Naturalmente o no, hizo lo segundo, porque indagando se llega a Roma, y se enteró. Y aquel niño supo, poco más o menos, que Dios no habla con la gente, salvo con los curas y los santos, que son santos con permiso de los curas; que qué clase de basura se creía que era él para decirle nada a Dios directamente, que qué barbaridad más grande… Y se le ordenó confesarse de esa misma tamaña atrocidad un día de mayo comulgadero.
Apenas traspasado tan malencarado bautismo a sus temblequeantes primeros siete años, hubo de afrontar una especie de Confirmación de todo lo dicho, aún sin entender bien quién ni porqué lo dijo, ni para qué (mas esto lo contaré en otra ocasión)… Pero el único confirmando, o así le parecía, era qué su único interés por aquél entonces se centraba en los nidos de tutubías que apadrinaba en los pinos de La Cerca, en sus apenas alzada de tercio de talla sobre el suelo. Y otra cosa que le preocupaba era, nada más y nada menos, que lo del Mundo, el Diablo y la Carne.
El Mundo era todo lo que existía y lo rodeaba por todas partes. Desde La Concha a Las Salinas. Incluso si huyese de tan maligna mundalidad, nunca, jamás, lograría salir de tal mundo. Otra cosa a no entender – se decía a sí mismo – era que ese Dios que lo cuestionaba y le pedía cuentas constantemente, lo naciera precisamente en un mundo hostil en las que tenía todas las de perder y que ya se le señalaba como enemigo del alma, a la que, esa era otra, aún no había dado con ella… Si Dios ha hecho, y está, en el mundo, ¿cómo es posible que nos lo ponga como perdición?.. ¡menuda castaña!..
El Demonio era de mucho cuidado. Un ser al que le entregaba Dios, de noche y de día pegado a él, alerta en su conciencia aún sin consciencia, y pendiente solo de perderte para, cuando la espichara, llevárselo como combustible del Infierno… Le decían que Satanás, o Lucifer, fue un ángel que se volvió diablo, como él mismo igual podría volverse, pero que ningún demonio podía volver a ser ángel. “Estoy más perdido que Carracuca”, se decía el zagalico a decir de su abuela: si un bueno se puede volver malo, pero al revés no funciona la cosa, y eso en un ángel, pues en mí, que soy cuatro palmos de mierda… barruntaba.

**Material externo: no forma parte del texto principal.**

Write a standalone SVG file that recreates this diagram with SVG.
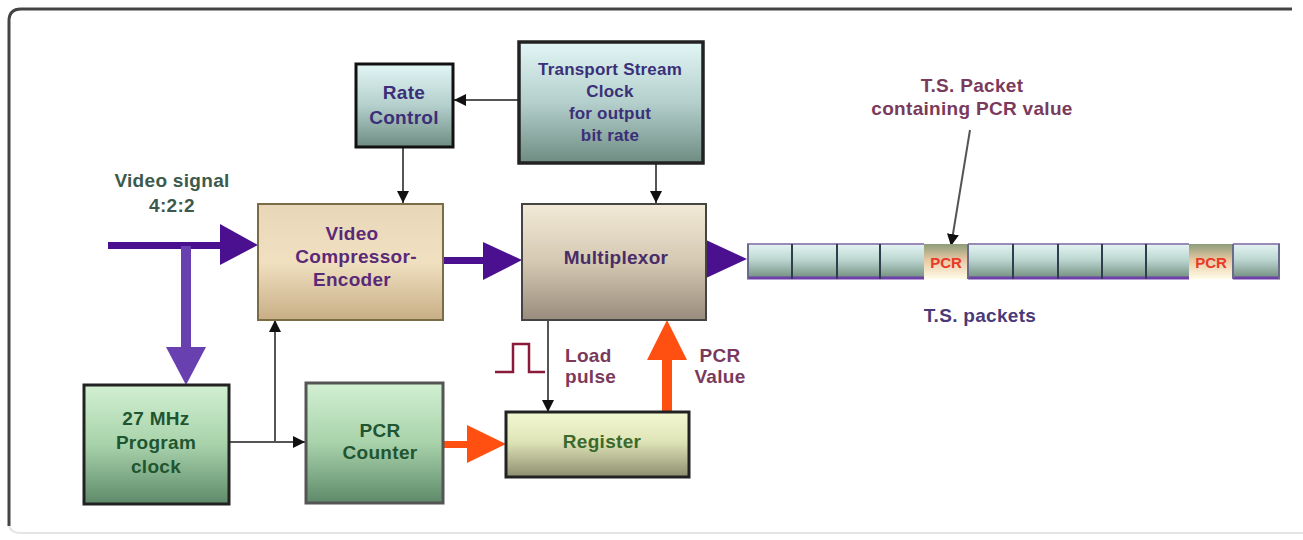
<svg xmlns="http://www.w3.org/2000/svg" width="1303" height="540" viewBox="0 0 1303 540">
<defs>
  <linearGradient id="gCyan" x1="0" y1="0" x2="0" y2="1">
    <stop offset="0" stop-color="#e2f6f6"/><stop offset="0.5" stop-color="#b4cfcc"/><stop offset="1" stop-color="#6e8c82"/>
  </linearGradient>
  <linearGradient id="gTan" x1="0" y1="0" x2="0" y2="1">
    <stop offset="0" stop-color="#e8d6b8"/><stop offset="0.5" stop-color="#f0e0c0"/><stop offset="1" stop-color="#c8ae86"/>
  </linearGradient>
  <linearGradient id="gMux" x1="0" y1="0" x2="0" y2="1">
    <stop offset="0" stop-color="#f2ead6"/><stop offset="0.5" stop-color="#d4c8b2"/><stop offset="1" stop-color="#9a8c7c"/>
  </linearGradient>
  <linearGradient id="gGreen" x1="0" y1="0" x2="0" y2="1">
    <stop offset="0" stop-color="#d2f0d2"/><stop offset="0.5" stop-color="#a8d2aa"/><stop offset="1" stop-color="#5e8a6a"/>
  </linearGradient>
  <linearGradient id="gReg" x1="0" y1="0" x2="0" y2="1">
    <stop offset="0" stop-color="#f4f8d2"/><stop offset="0.45" stop-color="#dfe4b8"/><stop offset="1" stop-color="#8e8e6e"/>
  </linearGradient>
  <linearGradient id="gCell" x1="0" y1="0" x2="0" y2="1">
    <stop offset="0" stop-color="#e4f4f2"/><stop offset="0.45" stop-color="#bcd6d0"/><stop offset="1" stop-color="#6e8c7c"/>
  </linearGradient>
  <linearGradient id="gPcr" x1="0" y1="0" x2="0" y2="1">
    <stop offset="0" stop-color="#8c9c7a"/><stop offset="0.45" stop-color="#e8c8a2"/><stop offset="1" stop-color="#fffce8"/>
  </linearGradient>
  <marker id="ah" viewBox="0 0 12 12" refX="12" refY="6" markerWidth="12" markerHeight="12" markerUnits="userSpaceOnUse" orient="auto">
    <path d="M0,0 L12,6 L0,12 z" fill="#111"/>
  </marker>
  <style>
    .t{font-family:"Liberation Sans",Arial,sans-serif;font-weight:bold;font-size:19px;letter-spacing:0.3px;text-anchor:middle}
    .ts{font-size:17px;letter-spacing:0.2px}
    .blue{fill:#3a2f78}
    .purp{fill:#5a2a78}
    .mux{fill:#4a2c68}
    .grn{fill:#1f5530}
    .reg{fill:#3c6a2c}
    .vs{fill:#3c5a4c}
    .lab{fill:#7a3a5c}
    .tsp{fill:#4a3a78}
    .thin{stroke:#555;stroke-width:2;fill:none;marker-end:url(#ah)}
    .purple{fill:#4a1090}
    .orange{fill:#ff5012}
  </style>
</defs>
<rect width="1303" height="540" fill="#fff"/>
<!-- frame -->
<path d="M9,526 L9,21 Q9,9 21,9 L1292,9" fill="none" stroke="#444" stroke-width="3"/>
<path d="M9,526 Q11,533 21,533 L1303,533" fill="none" stroke="#e4e4e4" stroke-width="2"/>

<g id="connectors">
  <line class="thin" x1="518" y1="100" x2="454" y2="100"/>
  <line class="thin" x1="403" y1="147" x2="403" y2="203"/>
  <line class="thin" x1="656" y1="163" x2="656" y2="203"/>
  <line class="thin" x1="229" y1="442" x2="305" y2="442"/>
  <line class="thin" x1="275" y1="443" x2="275" y2="320"/>
  <line class="thin" x1="548" y1="320" x2="548" y2="412"/>
  <line class="thin" x1="970" y1="130" x2="951" y2="246"/>
  <rect class="purple" x="108" y="242" width="114" height="7"/>
  <path class="purple" d="M220,224 L258,245 L220,265 z"/>
  <rect x="181" y="246" width="10" height="104" fill="#6840b0"/>
  <path d="M166,347 L206,347 L186,385 z" fill="#6840b0"/>
  <rect class="purple" x="443" y="257" width="42" height="7"/>
  <path class="purple" d="M483,242 L522,260 L483,280 z"/>
  <path class="purple" d="M706,240 L747,259 L706,278 z"/>
  <rect class="orange" x="443" y="441" width="26" height="7"/>
  <path class="orange" d="M467,425 L506,444 L467,463 z"/>
  <rect class="orange" x="662" y="356" width="10" height="56"/>
  <path class="orange" d="M647,360 L687,360 L667,320 z"/>
  <polyline points="495,372 513,372 513,344 529,344 529,372 545,372" fill="none" stroke="#8a1a3a" stroke-width="2.5"/>
</g>

<g id="rate-control">
  <rect x="356" y="64" width="97" height="83" fill="url(#gCyan)" stroke="#111" stroke-width="3"/>
  <text class="t blue" x="404" y="99">Rate</text>
  <text class="t blue" x="404" y="124">Control</text>
</g>

<g id="ts-clock">
  <rect x="519" y="42" width="184" height="121" fill="url(#gCyan)" stroke="#222" stroke-width="3.5"/>
  <text class="t ts blue" x="610" y="75">Transport Stream</text>
  <text class="t ts blue" x="610" y="97">Clock</text>
  <text class="t ts blue" x="610" y="119">for output</text>
  <text class="t ts blue" x="610" y="141">bit rate</text>
</g>

<g id="video-compressor">
  <rect x="258" y="204" width="185" height="116" fill="url(#gTan)" stroke="#7a6c44" stroke-width="2"/>
  <text class="t purp" x="352" y="240">Video</text>
  <text class="t purp" x="356" y="263">Compressor-</text>
  <text class="t purp" x="352" y="286">Encoder</text>
</g>

<g id="multiplexor">
  <rect x="522" y="204" width="184" height="116" fill="url(#gMux)" stroke="#444" stroke-width="2"/>
  <text class="t mux" x="616" y="264">Multiplexor</text>
</g>

<g id="program-clock">
  <rect x="84" y="385" width="145" height="119" fill="url(#gGreen)" stroke="#222" stroke-width="3"/>
  <text class="t grn" x="156" y="425">27 MHz</text>
  <text class="t grn" x="156" y="449">Program</text>
  <text class="t grn" x="156" y="473">clock</text>
</g>

<g id="pcr-counter">
  <rect x="306" y="383" width="137" height="120" fill="url(#gGreen)" stroke="#555" stroke-width="3"/>
  <text class="t grn" x="380" y="437">PCR</text>
  <text class="t grn" x="380" y="459">Counter</text>
</g>

<g id="register">
  <rect x="506" y="412" width="183" height="65" fill="url(#gReg)" stroke="#222" stroke-width="3"/>
  <text class="t reg" x="602" y="448">Register</text>
</g>

<g id="ts-packets">
  <rect x="747" y="244" width="533" height="35" fill="url(#gCell)"/>
  <rect x="924" y="244" width="44" height="35" fill="url(#gPcr)"/>
  <rect x="1189" y="244" width="44" height="35" fill="url(#gPcr)"/>
  <g stroke="#9a8ab8" stroke-width="2">
    <line x1="747" y1="244" x2="924" y2="244"/>
    <line x1="968" y1="244" x2="1189" y2="244"/>
    <line x1="1233" y1="244" x2="1280" y2="244"/>
  </g>
  <g stroke="#6e40a8" stroke-width="3">
    <line x1="747" y1="278" x2="924" y2="278"/>
    <line x1="968" y1="278" x2="1189" y2="278"/>
    <line x1="1233" y1="278" x2="1280" y2="278"/>
  </g>
  <g stroke="#2e3e4e" stroke-width="2">
    <line x1="792" y1="244" x2="792" y2="279"/>
    <line x1="837" y1="244" x2="837" y2="279"/>
    <line x1="880" y1="244" x2="880" y2="279"/>
    <line x1="1013" y1="244" x2="1013" y2="279"/>
    <line x1="1058" y1="244" x2="1058" y2="279"/>
    <line x1="1102" y1="244" x2="1102" y2="279"/>
    <line x1="1146" y1="244" x2="1146" y2="279"/>
  </g>
  <g stroke="#6a6a8a" stroke-width="2">
    <line x1="748" y1="244" x2="748" y2="279"/>
    <line x1="968" y1="244" x2="968" y2="279"/>
    <line x1="1233" y1="244" x2="1233" y2="279"/>
    <line x1="1279" y1="244" x2="1279" y2="279"/>
  </g>
  <text class="t" x="946" y="268" fill="#e83a26" style="font-size:15px;letter-spacing:0">PCR</text>
  <text class="t" x="1211" y="268" fill="#e83a26" style="font-size:15px;letter-spacing:0">PCR</text>
</g>

<g id="labels">
  <text class="t vs" x="172" y="187">Video signal</text>
  <text class="t vs" x="172" y="212">4:2:2</text>
  <text class="t lab" x="972" y="92">T.S. Packet</text>
  <text class="t lab" x="972" y="115">containing PCR value</text>
  <text class="t tsp" x="980" y="322">T.S. packets</text>
  <text class="t lab" x="565" y="362" style="text-anchor:start">Load</text>
  <text class="t lab" x="565" y="383" style="text-anchor:start">pulse</text>
  <text class="t lab" x="720" y="362">PCR</text>
  <text class="t lab" x="720" y="383">Value</text>
</g>
</svg>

La Carne no se explicaba muy bien, ni tampoco quería explicársela… En principio empezó a mirar raro el plato cuando tocaba pollo. Luego, un amigo de los mayores, le dio a entender que no era esa carne, sino la de uno mismo y la ajena, pero tampoco se imaginaba mordiendo ni mordiéndose… Así que se mantuvo atento a la jugada antes de preguntar a nadie que podría mandarlo, otra vez (y ya iban…) al sombrío quiosco del confesionario. Hasta que su propia naturaleza le descubrió cuán apetecible era la chicha ajena cuando le culebreaba la sangre al ver a las criaturas contrarias, de incipientes atributos que ya no miraban con inocencia, aún sin saber tampoco qué era la puñetera inocencia.
Aquél zagal se hizo zagalón, y supo un copón… Pero lo aprendió mal, torcido. De hecho, tuvo que desaprenderlo y aprenderlo todo de nuevo varias veces, e incluso puede que le quedara algún rasguñoso trauma que otro de sus refriegas, ya insalvables aunque disimulables, y con suerte, superables… Es la marca/lacra de la casa que portamos muchas generaciones en un tiempo sin tiempo; de una época opaca; en una edad sin salida, casi sin esperanza…
Cuento la historia de aquél chiquillo por si alguien se reconoce en ella, y le sirve de algo este cuento que no es ningún cuento… aunque solo sea para exorcisarnos. Yo me he tropezado con él de vez en cuando, a lo largo de mi vida, y nos hemos reconocido el uno al otro, y nos hemos sonreído al cruzarnos, pero, al final, cada cual se ha ido por su camino, aún siendo el mismo camino.